Again, though, Dahl wisely chose not to fashion a self-conscious homage, transplanting noir's spirit into an unmistakably contemporary vessel. The film's look is mostly undistinguished—you could argue that this stems from Bridget being trapped in bland, boring "cowtown," except that scenes in New York don't exactly pop either—but Joseph Vitarelli's jazzy score (which I immediately bought and have been listening to for closing in on 30 years) beautifully blends menace (from the stand-up bass) and playfulness (from the brass/woodwind melodies) in a way that gives what transpires its own unique mood, and gives us permission to be amused by depravity. The cast responds in kind: Fiorentino lets us see Bridget improvising schemes in real time (some don't proceed as expected and require on-the-fly tweaking); Peter Berg does a credible job of making Mike simultaneously ruled by his dick and way more sensible than your standard patsy (the latter eventually becomes a problem, see below); and Bill Pullman has the time of his fucking life, from bellowing "You better run!" out the window to merrily fake-jogging around his apartment to trick Bridget into thinking that he ran down the street to the pay phone as she instructed. All of these relationships (and I could throw in J.T. Walsh as Bridget's blithely pragmatic lawyer) are wilier than you'd expect, which means that it never entirely feels like the men are just getting steamrolled, even though they all (apart from the lawyer) wind up utterly flat.

Much as I love The Last Seduction, though, its final 10 minutes have always been a disaster. (Here's where you might wanna check out if you've never seen the film.) My fear that it would seem a thousand times worse today was thankfully unrealized—it's just as lame as it always was, no more or less.

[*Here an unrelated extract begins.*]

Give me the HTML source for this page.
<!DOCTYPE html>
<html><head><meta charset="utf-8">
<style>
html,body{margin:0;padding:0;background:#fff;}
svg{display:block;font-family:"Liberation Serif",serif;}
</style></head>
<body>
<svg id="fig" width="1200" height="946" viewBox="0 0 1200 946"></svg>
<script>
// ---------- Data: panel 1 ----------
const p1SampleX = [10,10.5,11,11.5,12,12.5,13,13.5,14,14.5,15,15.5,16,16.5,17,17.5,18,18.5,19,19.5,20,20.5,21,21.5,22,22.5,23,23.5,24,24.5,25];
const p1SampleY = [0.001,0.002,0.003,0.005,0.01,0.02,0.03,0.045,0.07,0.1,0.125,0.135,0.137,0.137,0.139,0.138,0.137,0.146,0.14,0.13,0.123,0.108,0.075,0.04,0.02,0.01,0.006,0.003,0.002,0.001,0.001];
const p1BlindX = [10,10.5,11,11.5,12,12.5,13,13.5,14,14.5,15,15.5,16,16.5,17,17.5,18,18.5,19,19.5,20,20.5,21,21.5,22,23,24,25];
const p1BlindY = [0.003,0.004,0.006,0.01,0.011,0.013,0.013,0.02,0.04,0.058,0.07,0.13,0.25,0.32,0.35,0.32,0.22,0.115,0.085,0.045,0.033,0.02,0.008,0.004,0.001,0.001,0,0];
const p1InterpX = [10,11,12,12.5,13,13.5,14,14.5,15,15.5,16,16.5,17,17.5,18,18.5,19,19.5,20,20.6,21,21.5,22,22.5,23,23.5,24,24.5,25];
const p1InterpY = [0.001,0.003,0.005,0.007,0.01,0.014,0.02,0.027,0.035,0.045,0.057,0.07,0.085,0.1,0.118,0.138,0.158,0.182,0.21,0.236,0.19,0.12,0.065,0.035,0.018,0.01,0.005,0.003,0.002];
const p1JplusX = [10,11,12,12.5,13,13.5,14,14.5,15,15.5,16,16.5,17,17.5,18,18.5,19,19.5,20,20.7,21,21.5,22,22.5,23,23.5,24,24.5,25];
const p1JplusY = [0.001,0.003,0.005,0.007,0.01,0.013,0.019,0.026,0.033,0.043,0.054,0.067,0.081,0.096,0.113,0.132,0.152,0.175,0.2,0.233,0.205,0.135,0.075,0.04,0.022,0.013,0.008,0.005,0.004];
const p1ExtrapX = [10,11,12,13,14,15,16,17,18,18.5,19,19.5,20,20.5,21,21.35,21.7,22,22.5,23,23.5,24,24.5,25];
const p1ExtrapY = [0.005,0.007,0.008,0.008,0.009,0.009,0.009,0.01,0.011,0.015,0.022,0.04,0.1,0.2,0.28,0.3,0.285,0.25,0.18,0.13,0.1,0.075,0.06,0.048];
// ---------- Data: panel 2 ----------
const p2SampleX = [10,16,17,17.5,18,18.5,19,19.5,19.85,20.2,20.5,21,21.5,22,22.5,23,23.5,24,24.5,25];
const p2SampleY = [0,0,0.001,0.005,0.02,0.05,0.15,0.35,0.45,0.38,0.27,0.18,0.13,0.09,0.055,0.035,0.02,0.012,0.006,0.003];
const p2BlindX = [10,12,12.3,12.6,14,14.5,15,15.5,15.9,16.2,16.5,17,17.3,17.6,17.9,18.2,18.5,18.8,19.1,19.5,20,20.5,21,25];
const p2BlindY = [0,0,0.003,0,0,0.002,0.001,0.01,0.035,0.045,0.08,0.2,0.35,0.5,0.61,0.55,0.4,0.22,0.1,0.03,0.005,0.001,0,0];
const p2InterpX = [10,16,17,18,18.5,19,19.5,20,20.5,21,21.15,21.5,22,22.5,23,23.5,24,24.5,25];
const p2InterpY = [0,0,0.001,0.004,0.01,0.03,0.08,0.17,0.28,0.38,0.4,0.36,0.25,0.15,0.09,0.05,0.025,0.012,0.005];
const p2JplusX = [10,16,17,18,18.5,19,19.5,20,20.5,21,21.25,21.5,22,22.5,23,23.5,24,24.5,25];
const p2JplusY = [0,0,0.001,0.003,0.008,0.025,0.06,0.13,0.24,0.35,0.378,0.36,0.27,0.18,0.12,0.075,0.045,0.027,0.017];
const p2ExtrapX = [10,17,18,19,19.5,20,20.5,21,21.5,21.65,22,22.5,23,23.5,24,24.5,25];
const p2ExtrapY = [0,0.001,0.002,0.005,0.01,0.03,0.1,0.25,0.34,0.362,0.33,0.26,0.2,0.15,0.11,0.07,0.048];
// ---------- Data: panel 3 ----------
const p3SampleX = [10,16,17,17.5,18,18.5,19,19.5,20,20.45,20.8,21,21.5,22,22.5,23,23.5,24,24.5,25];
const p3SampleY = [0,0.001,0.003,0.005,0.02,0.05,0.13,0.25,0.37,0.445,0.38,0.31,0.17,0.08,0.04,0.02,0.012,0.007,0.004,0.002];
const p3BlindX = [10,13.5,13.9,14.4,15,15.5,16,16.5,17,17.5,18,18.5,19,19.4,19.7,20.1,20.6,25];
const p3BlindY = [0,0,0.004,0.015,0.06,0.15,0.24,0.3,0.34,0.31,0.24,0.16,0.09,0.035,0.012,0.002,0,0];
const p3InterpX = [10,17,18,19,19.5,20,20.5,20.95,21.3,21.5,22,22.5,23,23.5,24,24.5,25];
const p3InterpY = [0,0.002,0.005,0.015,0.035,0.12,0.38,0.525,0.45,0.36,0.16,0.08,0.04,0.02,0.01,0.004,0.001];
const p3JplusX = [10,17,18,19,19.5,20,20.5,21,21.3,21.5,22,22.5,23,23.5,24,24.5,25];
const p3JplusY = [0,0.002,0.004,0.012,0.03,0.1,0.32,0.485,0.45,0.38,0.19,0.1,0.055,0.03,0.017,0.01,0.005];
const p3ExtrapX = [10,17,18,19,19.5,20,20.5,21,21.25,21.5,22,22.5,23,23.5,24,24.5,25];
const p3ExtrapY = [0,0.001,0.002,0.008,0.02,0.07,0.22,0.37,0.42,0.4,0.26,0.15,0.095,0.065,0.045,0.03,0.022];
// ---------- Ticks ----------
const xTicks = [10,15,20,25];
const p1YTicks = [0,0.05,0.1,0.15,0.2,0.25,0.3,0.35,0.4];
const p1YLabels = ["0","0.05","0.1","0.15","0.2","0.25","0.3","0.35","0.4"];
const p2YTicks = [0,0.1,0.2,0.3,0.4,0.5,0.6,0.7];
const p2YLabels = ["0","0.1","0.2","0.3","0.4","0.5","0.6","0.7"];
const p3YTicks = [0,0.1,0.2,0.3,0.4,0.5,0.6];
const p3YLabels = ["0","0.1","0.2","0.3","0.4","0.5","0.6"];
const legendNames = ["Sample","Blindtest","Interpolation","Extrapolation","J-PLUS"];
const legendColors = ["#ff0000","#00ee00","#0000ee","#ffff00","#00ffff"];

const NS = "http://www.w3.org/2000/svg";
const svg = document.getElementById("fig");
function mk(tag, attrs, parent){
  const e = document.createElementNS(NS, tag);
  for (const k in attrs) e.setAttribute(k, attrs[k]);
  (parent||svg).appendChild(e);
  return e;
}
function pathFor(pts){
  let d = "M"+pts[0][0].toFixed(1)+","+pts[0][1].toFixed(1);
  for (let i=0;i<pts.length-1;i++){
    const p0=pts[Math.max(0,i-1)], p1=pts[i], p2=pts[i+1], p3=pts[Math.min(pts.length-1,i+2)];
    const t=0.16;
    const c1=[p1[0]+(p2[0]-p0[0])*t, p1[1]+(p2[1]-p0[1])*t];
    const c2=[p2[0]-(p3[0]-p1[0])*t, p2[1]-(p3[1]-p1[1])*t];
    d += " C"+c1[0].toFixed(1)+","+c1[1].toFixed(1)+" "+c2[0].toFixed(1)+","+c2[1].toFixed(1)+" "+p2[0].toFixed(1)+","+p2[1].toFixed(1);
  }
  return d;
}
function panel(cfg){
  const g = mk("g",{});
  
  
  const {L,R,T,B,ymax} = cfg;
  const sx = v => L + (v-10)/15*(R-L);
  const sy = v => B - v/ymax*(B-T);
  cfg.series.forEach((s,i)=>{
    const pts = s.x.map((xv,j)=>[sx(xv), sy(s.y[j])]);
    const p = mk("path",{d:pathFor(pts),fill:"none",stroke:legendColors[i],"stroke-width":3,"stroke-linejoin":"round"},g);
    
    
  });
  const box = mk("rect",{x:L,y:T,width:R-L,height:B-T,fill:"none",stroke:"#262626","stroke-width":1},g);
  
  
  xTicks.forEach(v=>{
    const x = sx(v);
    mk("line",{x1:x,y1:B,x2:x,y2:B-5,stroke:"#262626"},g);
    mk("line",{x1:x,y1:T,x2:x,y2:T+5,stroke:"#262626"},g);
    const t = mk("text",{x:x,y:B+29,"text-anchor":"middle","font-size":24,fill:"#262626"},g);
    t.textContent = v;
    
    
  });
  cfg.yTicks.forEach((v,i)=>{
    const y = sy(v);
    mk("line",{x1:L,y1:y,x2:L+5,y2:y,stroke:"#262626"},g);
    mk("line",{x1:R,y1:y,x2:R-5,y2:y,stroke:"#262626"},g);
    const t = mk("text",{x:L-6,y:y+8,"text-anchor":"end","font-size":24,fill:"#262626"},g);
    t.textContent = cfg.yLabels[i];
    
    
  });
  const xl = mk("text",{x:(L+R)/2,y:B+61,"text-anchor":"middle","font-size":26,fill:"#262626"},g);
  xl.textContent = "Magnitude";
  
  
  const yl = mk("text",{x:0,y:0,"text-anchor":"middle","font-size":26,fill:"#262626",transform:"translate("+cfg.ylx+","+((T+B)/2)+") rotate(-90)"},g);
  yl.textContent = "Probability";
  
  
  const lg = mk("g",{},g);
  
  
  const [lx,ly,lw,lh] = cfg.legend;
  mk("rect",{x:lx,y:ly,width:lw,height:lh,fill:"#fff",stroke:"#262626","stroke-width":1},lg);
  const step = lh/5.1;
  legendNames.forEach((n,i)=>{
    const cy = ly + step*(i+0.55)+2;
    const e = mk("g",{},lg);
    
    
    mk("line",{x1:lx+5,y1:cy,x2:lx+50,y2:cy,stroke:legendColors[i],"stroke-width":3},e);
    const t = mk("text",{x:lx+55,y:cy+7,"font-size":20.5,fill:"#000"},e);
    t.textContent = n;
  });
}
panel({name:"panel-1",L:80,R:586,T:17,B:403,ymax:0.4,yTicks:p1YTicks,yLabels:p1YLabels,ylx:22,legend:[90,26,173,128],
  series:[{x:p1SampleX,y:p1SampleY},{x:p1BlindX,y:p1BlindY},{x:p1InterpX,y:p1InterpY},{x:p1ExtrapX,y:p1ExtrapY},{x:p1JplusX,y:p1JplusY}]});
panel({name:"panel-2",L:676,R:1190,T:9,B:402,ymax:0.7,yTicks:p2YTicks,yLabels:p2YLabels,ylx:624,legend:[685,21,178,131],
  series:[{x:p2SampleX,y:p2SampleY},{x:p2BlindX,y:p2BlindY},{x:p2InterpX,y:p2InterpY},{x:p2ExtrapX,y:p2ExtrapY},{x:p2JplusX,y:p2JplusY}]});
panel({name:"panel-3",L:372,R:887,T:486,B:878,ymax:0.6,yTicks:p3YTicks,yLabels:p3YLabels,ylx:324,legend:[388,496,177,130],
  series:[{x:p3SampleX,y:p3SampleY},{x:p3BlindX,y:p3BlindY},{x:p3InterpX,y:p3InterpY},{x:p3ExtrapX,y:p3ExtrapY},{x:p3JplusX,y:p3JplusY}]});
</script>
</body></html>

We only get a glimpse of Trish from a distance, so the transphobia is mostly a matter of (a) Mike's overwhelming shame (so potent that it persuades him to commit murder, after he'd spent the whole movie resisting Bridget's insanity; one of my favorite aspects of Steve Barancik's clever script is the way that Mike repeatedly and stubbornly responds to "Let's kill some dude for money" like a real person rather than like a movie character) and (b) the implication that Trish somehow tricked Mike into marrying her without disclosing that she's trans, which I'm pretty sure is not a thing that actually happens even if the individuals in question are very drunk. And then there's also the whole track four of In Utero business, which pushes Mike too far out of character for that context or nearly any other. I've never been offended by the film's ending, and still wasn't this time. It's just weak. Unworthy of what precedes it. Barancik painted himself into a corner with Mike's fundamental decency, and the way out he found is so contrived, with its twin layers of facile button-pushing, that it comes across as embarrassingly desperate. Bugged me enough at the time that I dropped the film from my top 10 list on second viewing, and it's still consigned to #11. Right up until that stumble off the cliff, though, you couldn't ask for more discomfiting fun with a casual (and female!) sociopath.